Tag Archives: restoration

One Word: A Year to Behold

Standard

It’s December.

How did that happen? I wrote the first post about the seemingly simple word of “behold” nearly a year ago and I remember exactly where I was when it came to me.

On the toilet.

I’ll give you that it wasn’t a particularly romantic or spiritual experience, but that’s when the theme for my year came to me none the less. In discovering where the Lord has brought me this year though, I must start first with the view of where I was when He and I began this journey.

Last December I was tired. I hid a broken heart and a weary soul.  I felt as though my spirit was but a shadow of a girl I once was. I thought, at the time, part of my personality’s sobriety was adulthood settling in. That my lack of enthusiasm and imagination was simply, and tragically, the reality of being older and carrying the weight of life’s responsibilities.
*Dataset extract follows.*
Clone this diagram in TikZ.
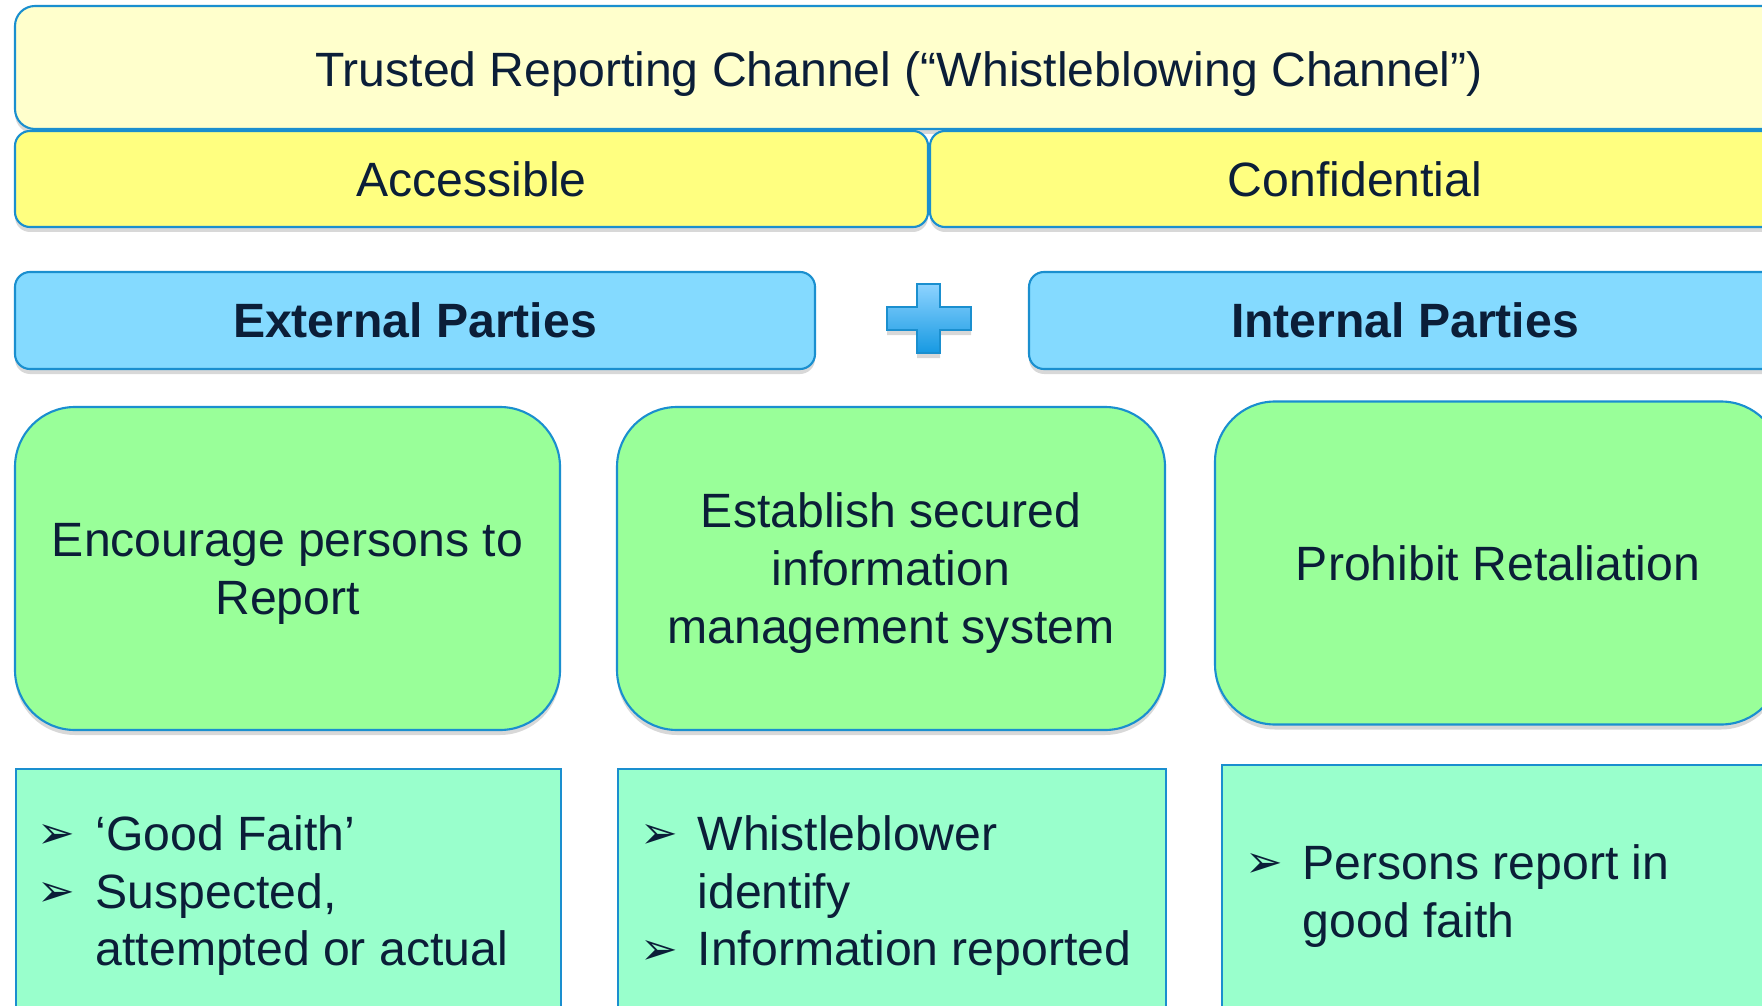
\documentclass[tikz,border=0pt]{standalone}
\usepackage{fontspec}
\setmainfont{Liberation Sans}
\newfontfamily\dingfont{DejaVu Sans}
\usetikzlibrary{shadows}

\definecolor{ink}{HTML}{0B1E38}
\definecolor{edge}{HTML}{1A8FCF}
\definecolor{paleyellow}{HTML}{FFFFCC}
\definecolor{brightyellow}{HTML}{FFFF80}
\definecolor{skyblue}{HTML}{84DAFF}
\definecolor{leafgreen}{HTML}{99FF99}
\definecolor{mintgreen}{HTML}{99FFCC}
\definecolor{plustop}{HTML}{8DD3FF}
\definecolor{plusbot}{HTML}{1699E2}

\newcommand\slidefont{\fontsize{13.7}{16.5}\selectfont}
\newcommand\arrowbullet{\raisebox{0.3pt}{\dingfont\fontsize{12.8}{14}\selectfont ➢}}

\tikzset{
  panel/.style={draw=edge, line width=0.6pt, rounded corners=0.2cm, inner sep=0pt,
    text=ink, font=\slidefont,
    drop shadow={shadow xshift=0pt, shadow yshift=-0.05cm, opacity=0.3}},
  header/.style={panel, fill=paleyellow, minimum height=1.23cm, text height=0.38cm, text depth=0pt},
  pillar/.style={panel, fill=brightyellow, minimum height=0.96cm, rounded corners=0.15cm},
  party/.style={panel, fill=skyblue, minimum height=0.97cm, rounded corners=0.15cm,
    font=\slidefont\bfseries},
  goal/.style={panel, fill=leafgreen, minimum height=3.23cm, rounded corners=0.6cm, align=center,
    text depth=0pt},
  detail/.style={panel, fill=mintgreen, rounded corners=0pt, minimum height=3.5cm, anchor=north west},
  points/.style={anchor=base west, text=ink, font=\slidefont, inner sep=0pt},
}

\begin{document}
\begin{tikzpicture}
    \path[use as bounding box, fill=white] (0,0) rectangle (17.62,-10.05);

    % channel and its two pillars
    \node[header, minimum width=17.68cm] (head) at (8.99,-0.675)
        {Trusted Reporting Channel (“Whistleblowing Channel”)};
    \node[pillar, minimum width=9.13cm] (acc) at (4.715,-1.79) {Accessible};
    \node[pillar, minimum width=8.50cm] (conf) at (13.55,-1.79) {Confidential};

    % parties
    \node[party, minimum width=8.00cm] (ext) at (4.15,-3.205) {External Parties};
    \node[party, minimum width=7.52cm] (int) at (14.05,-3.205) {Internal Parties};
    \shadedraw[top color=plustop, bottom color=plusbot, draw=edge, line width=0.6pt,
        drop shadow={shadow xshift=0pt, shadow yshift=-0.05cm, opacity=0.3}]
        (9.17,-2.84) -- (9.40,-2.84) -- (9.40,-3.07) -- (9.71,-3.07) -- (9.71,-3.30)
        -- (9.40,-3.30) -- (9.40,-3.53) -- (9.17,-3.53) -- (9.17,-3.30) -- (8.87,-3.30)
        -- (8.87,-3.07) -- (9.17,-3.07) -- cycle;

    % goals
    \node[goal, minimum width=5.45cm] (goalA) at (2.875,-5.685) {Encourage persons to\\Report};
    \node[goal, minimum width=5.48cm] (goalB) at (8.91,-5.685)
        {Establish secured\\information\\management system};
    \node[goal, minimum width=5.66cm] (goalC) at (14.98,-5.63) {Prohibit Retaliation};

    % details
    \node[detail, minimum width=5.45cm] (listA) at (0.15,-7.68) {};
    \node[detail, minimum width=5.48cm] (listB) at (6.17,-7.68) {};
    \node[detail, minimum width=5.60cm] (listC) at (12.21,-7.64) {};

    \node[points] (ptsA) at ([shift={(0.22,-0.82)}]listA.north west)
        {\begin{tabular}[t]{@{}p{0.58cm}@{}l@{}}
            \arrowbullet & ‘Good Faith’\\
            \arrowbullet & Suspected,\\
                         & attempted or actual
        \end{tabular}};
    \node[points] (ptsB) at ([shift={(0.23,-0.82)}]listB.north west)
        {\begin{tabular}[t]{@{}p{0.57cm}@{}l@{}}
            \arrowbullet & Whistleblower\\
                         & identify\\
            \arrowbullet & Information reported
        \end{tabular}};
    \node[points] (ptsC) at ([shift={(0.24,-1.15)}]listC.north west)
        {\begin{tabular}[t]{@{}p{0.57cm}@{}l@{}}
            \arrowbullet & Persons report in\\
                         & good faith
        \end{tabular}};
\end{tikzpicture}
\end{document}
Last December I was scared. Last December I was so scared people mistook me for being a strong and independent woman. Last December I was blind to just how big God was and just how close He would get. So when a faint voice whispered “behold,” I had no idea how vivid my sight would become 12 months later.

The vision of myself has always been that of a girl who is moderately good at some things, but not extraordinary at anything. I’m not a musician and I’m not an artist. I’m not a skilled problem solver and I’m not destined to be a world leader. The fact that I was never, not one single semester, a straight A student still haunts me. I’m athletic, but I was never a star athlete. I never had a boyfriend in high-school and I never dated in college either. My social resume of what the world would deem certifiable “accomplishments” has always been severely lacking. My self-perception, for as long as I can remember, has been that I am a disappointment to God.

But this year, the way I see God and His love, and the way that I know He sees me, has truly transformed me from the inside out.

In 2011, I beheld a God that is a fountain of grace that does not run dry. I beheld a God that sympathizes with feeling ostracized and misunderstood. I beheld a God that would not let me stand on the outside alone.

I beheld a God that loves me before I am able to prove that I am lovable. I beheld a God that wanted to give me good things before I was able to earn them.

This year, I beheld the God of the Bible that revealed Himself to me through dreams and the prophecies of friends.  I beheld a God of tenderness and I beheld a God compassionate enough to prune away strongholds that clung to me like deadly vines.

This year, I beheld a God that showed me that He remembered childhood prayers and answered them when it would mean that hope was alive and healing had come.

This year, I beheld a God that was, is, and will continue to be faithful.

This one word for this one year, has changed 25 years of misperception.

Beholding God, as He really is, has changed everything.

Advertisements

Building on the Ruins

Standard

I can’t seem to escape it.  I hear it in song lyrics. I see it in scripture. I feel it stirring in the depths of my soul.

I think God is out to ruin me. Here’s why…

I’m finding that the things from which I garner much of my own personal value are slowly being removed.  Albeit gently, they are none the less slipping through the cracks of my ever-tightening grip.  The people, social activities, and assets that I have so often used as bench marks for my measurement of worth are being stripped from me.  I don’t mean to say that my friends are leaving me, or that no one is inviting me to hang out or that my car was impounded.    Instead, what I am finding is that none of these things are bringing the fulfillment or satisfaction that they did at one time. What’s more is that my desire is not for more of these things which I already possess. My desires have changed completely, from the inside out.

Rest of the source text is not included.